AUGUSTA — Today, the results of a study on the use and effectiveness of forestry Best Management Practices (BMPs) at timber harvests across the state from 2020-2021 were released by the Department of Agriculture, Conservation and Forestry’s Maine Forest Service (MFS). BMPs are voluntary measures used to protect water quality. BMP use and effectiveness at timber harvesting operations are monitored regularly by the Maine Forest Service’s ten District Foresters and Water Resources Specialists. The results of these monitoring efforts are reported biannually.
The following are key findings of this year’s report:
- Sixty-eight percent of sites had BMPs applied appropriately on crossings and approaches, or crossings were avoided. MFS BMPs emphasize planning harvests to avoid crossing streams whenever feasible.
- Eighty-four percent of sites evaluated for sediment input found no sediment entered a waterbody. A significant goal of BMPs is keeping sediment from reaching water bodies.
- Ninety-six percent of sites showed no evidence of chemical spills. Properly securing and storing chemicals is a vital BMP, as is being prepared with a plan and the proper equipment if a spill occurs.
- When applied appropriately, BMPs effectively prevented sedimentation from entering water bodies. Sedimentation events were strongly correlated with inadequate application of BMPs or lack of maintenance of BMPs.
- Ninety-six percent of sample sites had no wetland crossing. Wetlands were avoided, or effective BMPs were used to cross.
The data in the most recent report indicates a slight increase in chances of sedimentation at crossing structures, which were expected due to various factors.
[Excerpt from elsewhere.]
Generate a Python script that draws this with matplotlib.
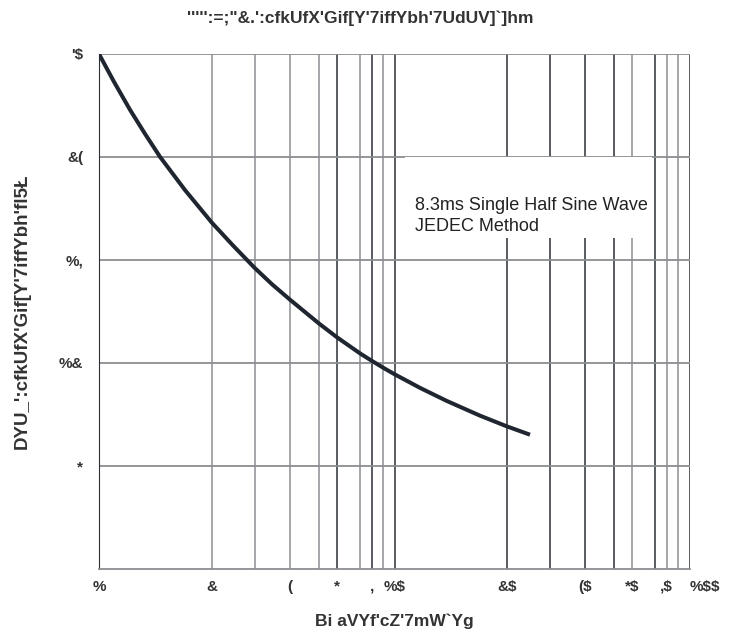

For example, keeping soil stable under drought conditions coupled with increased severe rain events has posed unprecedented challenges. In addition, the forest products industry has experienced a substantial turnover of experienced personnel in recent years. Finally, milder winters, resulting in less frozen ground (both area and timing), have also challenged operators.
Anticipating these challenges, MFS and the forestry community have increased their emphasis on BMP training for land managers and woods workers in recent years. In 2019, MFS and partners developed an updated BMP training program that focuses on fundamental BMPs for protecting water quality and has provided BMP training opportunities across the state. In addition to ramping up training efforts on fundamental BMPs, MFS plans to develop additional training programs that focus on BMP techniques to address severe weather events. As with many MFS initiatives, input from partners will be an important part of developing such training programs, and MFS is confident that the forestry community will rise to the challenge.
“On behalf of the Maine Forest Service, I thank Maine’s forestry community for its continued success in protecting Maine’s water resources,” said Maine Forest Service Director Patty Cormier. “There is no doubt that there have been many obstacles for forestry workers, especially over the past few years; not only a pandemic and market disruptions but also erratic weather and workforce challenges. I appreciate all the positive efforts made to protect our water resources. The forestry community takes the use of Best Management Practices seriously. We all need to take care of our natural resources, and this report shows the forestry community has stepped up to the plate to do that.”